A Deutsche Welle conversou com o historiador alemão Reiner Pommerin para descobrir o que aconteceu com estas crianças. “Publiquei um livro nos anos 1970 sobre a esterilização dos mestiços. Foram crianças geradas pelas forças de ocupação – principalmente as francesas”, disse.
Seu livro Esterilização dos bastardos da Renânia. O destino de uma minoria negra alemã 1918 – 1937 enfoca a esterilização da minoria negra na Alemanha nazista.
Sem plano de extermínio sistemático
Antes da publicação do livro, em 1979, essa informação era desconhecida para o público. A esterilização de crianças birraciais foi realizada secretamente porque violava as leis nazistas de 1938. Os números exatos permanecem desconhecidos, mas estima-se que 400 crianças mestiças foram esterilizadas – a maioria sem o seu conhecimento, disse Pommerin.
Hoje, o destino dos “bastardos da Renânia” ainda permanece em grande parte desconhecido. Essa falta de conhecimento pode estar relacionada à “falta de interesse público em relação a minorias”, crê Pommerin. Já Campt atribui isso ao sigilo por trás do programa de esterilização e à natureza da Afrika Schau. “Isso tem a ver com o status do Afrika Schau como espetáculo. Assim, ele foi criado como um espetáculo visual, que deveria levar as pessoas a vê-lo como uma exibição”, complementou.
Segundo Campt, a principal diferença entre a vivência dos negros e a de outros grupos no Terceiro Reich é a falta de um plano sistemático de extermínio nazista. Além disso, devido ao pequeno número de negros que viviam no país, poucos estão dispostos a reconhecer que vale a pena discutir sobre o destino dessa população.
Apoio a pesquisadores
Além disso, pesquisadores que trabalham nesta área recebem pouco ou nenhum apoio na Alemanha. Nos Estados Unidos acontece o contrário. Lá a pesquisa sobre minorias é bem financiada, devido ao legado do Movimento pelos Direitos Civis.
“Estudiosos alemães negros que pesquisam há anos não necessariamente obtêm reconhecimento com base em qualificações, com base em se estão ou não trabalhando dentro de certo tipo de estrutura acadêmica para o estudo das culturas de minorias”, disse Campt.

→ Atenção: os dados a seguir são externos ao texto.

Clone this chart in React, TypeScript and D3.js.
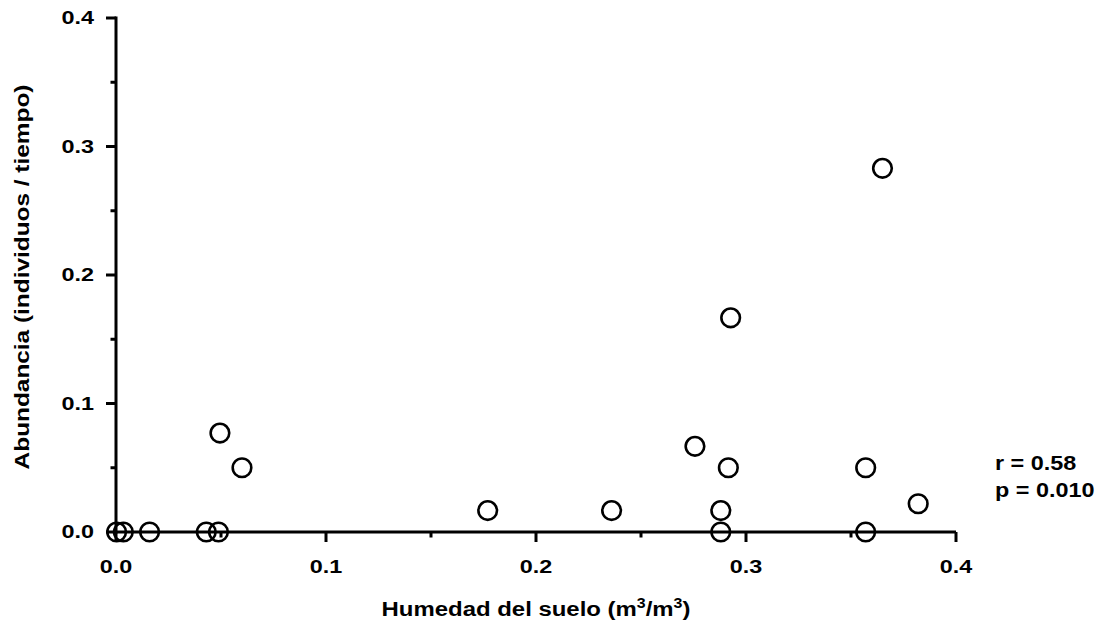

Embora a publicação do livro de Pommerin sobre a esterilização dos “bastardos da Renânia” não tenha recebido muito interesse por parte do público, ele recebeu certa atenção do setor político alemão. Um membro do Partido Social Democrata questionou se poderia obter os nomes das vítimas, para que pudessem ser indenizadas.
Pommerin disse à Deutsche Welle que “(o político) pretendia destinar para isso mais de 2 mil dólares. Eu sabia onde eles moravam, mas eu não queria incomodar essas pessoas, porque eu poderia dizer que se tratava mais de interesse político. E eu podia ver as câmeras de tevê diante das casas nos lugarejos onde o dinheiro seria entregue. E, de repente, a grande sensação na vila – aqui está alguém que foi esterilizado”.